Exemplary ethical practices by museum professionals are essential for ICOM members. ICOM Code of Ethics for Museums was adopted in 1986 and revised in 2004. It establishes the values and principles shared by ICOM and the international museum community. It is a reference tool translated into 38 languages and it sets minimum standards of professional practice and performance for museums and their staff. By joining ICOM, each member agrees to respect this code.
Status of the ICOM Code of Ethics for Museums
The ICOM Code of Ethics for Museums has been prepared by the International Council of Museums. It is the statement of ethics for museums referred to in the ICOM Statutes. The Code reflects principles generally accepted by the international museum community. Membership in ICOM and the payment of the annual subscription to ICOM are an affirmation of the ICOM Code of Ethics for Museums.
A Minimum Standard for Museums
The ICOM Code represents a minimum standard for museums. It is presented as a series of principles supported by guidelines for desirable professional practice. In some countries, certain minimum standards are defined by law or government regulation. In others, guidance on and assessment of minimum professional standards may be available in the form of ’Accreditation’, ’Registration’, or similar evaluative schemes. Where such standards are not defined, guidance can be obtained through the ICOM Secretariat, a relevant National Committee of ICOM, or the appropriate International Committee of ICOM. It is also intended that individual nations and the specialised subject organisations connected with museums should use this Code as a basis for developing additional standards.

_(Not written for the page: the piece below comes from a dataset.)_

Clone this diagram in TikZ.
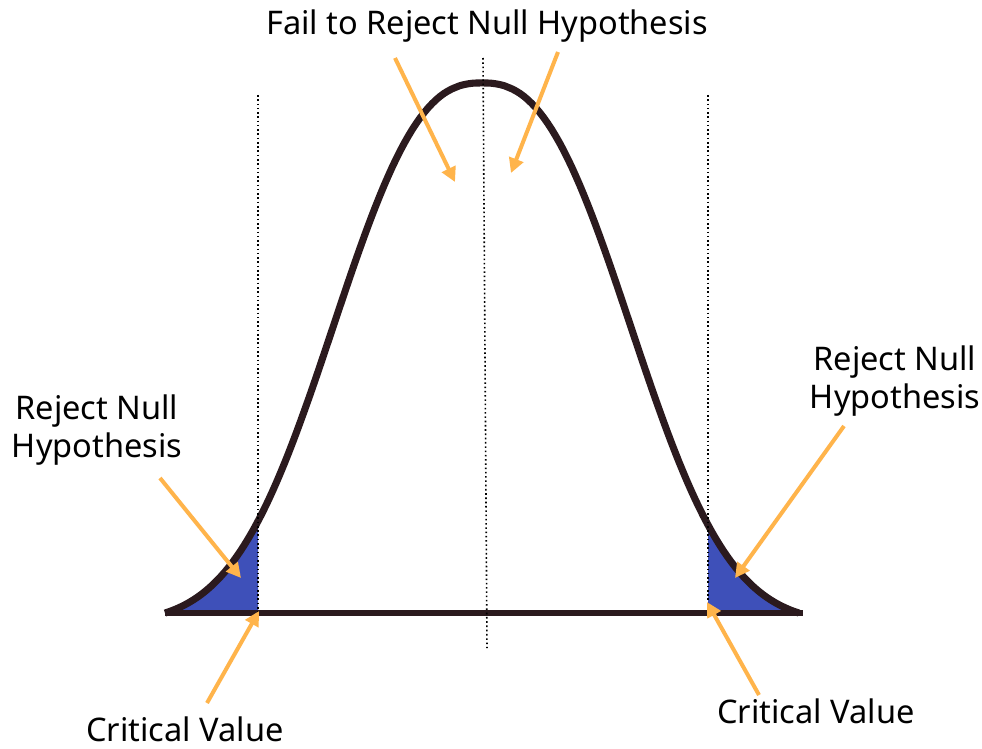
\documentclass[tikz,border=0pt]{standalone}
\usepackage{fontspec}
\setmainfont{Noto Sans}
\usetikzlibrary{arrows.meta}
\definecolor{curvec}{RGB}{43,26,30}
\definecolor{tailblue}{RGB}{62,80,185}
\definecolor{arrowc}{RGB}{255,180,75}
\begin{document}
\begin{tikzpicture}[x=0.75pt,y=-0.75pt,
  lbl/.style={font=\fontsize{24.4}{28}\selectfont, align=center, inner sep=0pt},
  pointer/.style={arrowc, line width=3pt, -{Triangle[length=11pt,width=11pt]}},
  guide/.style={black, dotted, line width=1.2pt},
  bell/.style={curvec, line width=5.3pt, line join=round}]
\useasboundingbox[fill=white] (0,0) rectangle (982,749);

% shaded tails
\begin{scope}
  \clip (150,400) rectangle (258,613);
  \fill[tailblue] plot[domain=165:799, samples=160] (\x, {613 - 530*(exp(-(abs(\x-482)/182.6)^2.5) - 0.0189)/0.9811}) -- cycle;
\end{scope}
\begin{scope}
  \clip (708,400) rectangle (820,613);
  \fill[tailblue] plot[domain=165:799, samples=160] (\x, {613 - 530*(exp(-(abs(\x-482)/182.6)^2.5) - 0.0189)/0.9811}) -- cycle;
\end{scope}

% bell curve and axis
\draw[bell] plot[domain=165:799, samples=160] (\x, {613 - 530*(exp(-(abs(\x-482)/182.6)^2.5) - 0.0189)/0.9811});
\coordinate (axL) at (165,613);
\coordinate (axR) at (803,613);
\draw[curvec, line width=3.8pt] (axL) -- (axR);

% dotted guides
\coordinate (gLt) at (258,95);  \coordinate (gLb) at (258,613);
\coordinate (gRt) at (708,95);  \coordinate (gRb) at (708,613);
\coordinate (gCt) at (483,58);  \coordinate (gCb) at (487,648);
\draw[guide] (gLt) -- (gLb);
\draw[guide] (gRt) -- (gRb);
\draw[guide] (gCt) -- (gCb);

% labels
\node[lbl, anchor=base] (title) at (487,35) {Fail to Reject Null Hypothesis};
\node[lbl, anchor=north] (rejL) at (97,395) {Reject Null\\Hypothesis};
\node[lbl, anchor=north] (rejR) at (895,346) {Reject Null\\Hypothesis};
\node[lbl, anchor=base] (critL) at (185,741) {Critical Value};
\node[lbl, anchor=base] (critR) at (816,723) {Critical Value};

% arrows
\coordinate (a1s) at (395,58);  \coordinate (a1e) at (455,182);
\coordinate (a2s) at (558,52);  \coordinate (a2e) at (511,173);
\coordinate (a3s) at (160,478); \coordinate (a3e) at (241,578);
\coordinate (a4s) at (207,703); \coordinate (a4e) at (259,611);
\coordinate (a5s) at (844,426); \coordinate (a5e) at (735,578);
\coordinate (a6s) at (759,695); \coordinate (a6e) at (707,602);
\draw[pointer] (a1s) -- (a1e);
\draw[pointer] (a2s) -- (a2e);
\draw[pointer] (a3s) -- (a3e);
\draw[pointer] (a4s) -- (a4e);
\draw[pointer] (a5s) -- (a5e);
\draw[pointer] (a6s) -- (a6e);
\end{tikzpicture}
\end{document}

Translations of the ICOM Code of Ethics for Museums
The ICOM Code of Ethics for Museums is published in the three official languages of the organisation: English, French and Spanish. ICOM welcomes the translation of the Code into other languages. However, a translation will be regarded as “official” only if it is endorsed by at least one National Committee of a country in which the language is spoken, normally as the first language. Where the language is spoken in more than one country, it is preferable that the National Committees of these countries also be consulted. Attention is drawn to the need for linguistic as well as professional museum expertise in providing official translations. The language version used for a translation and the names of the National Committees involved should be indicated. These conditions do not restrict translations of the Code, or parts of it, for use in educational work or for study purposes.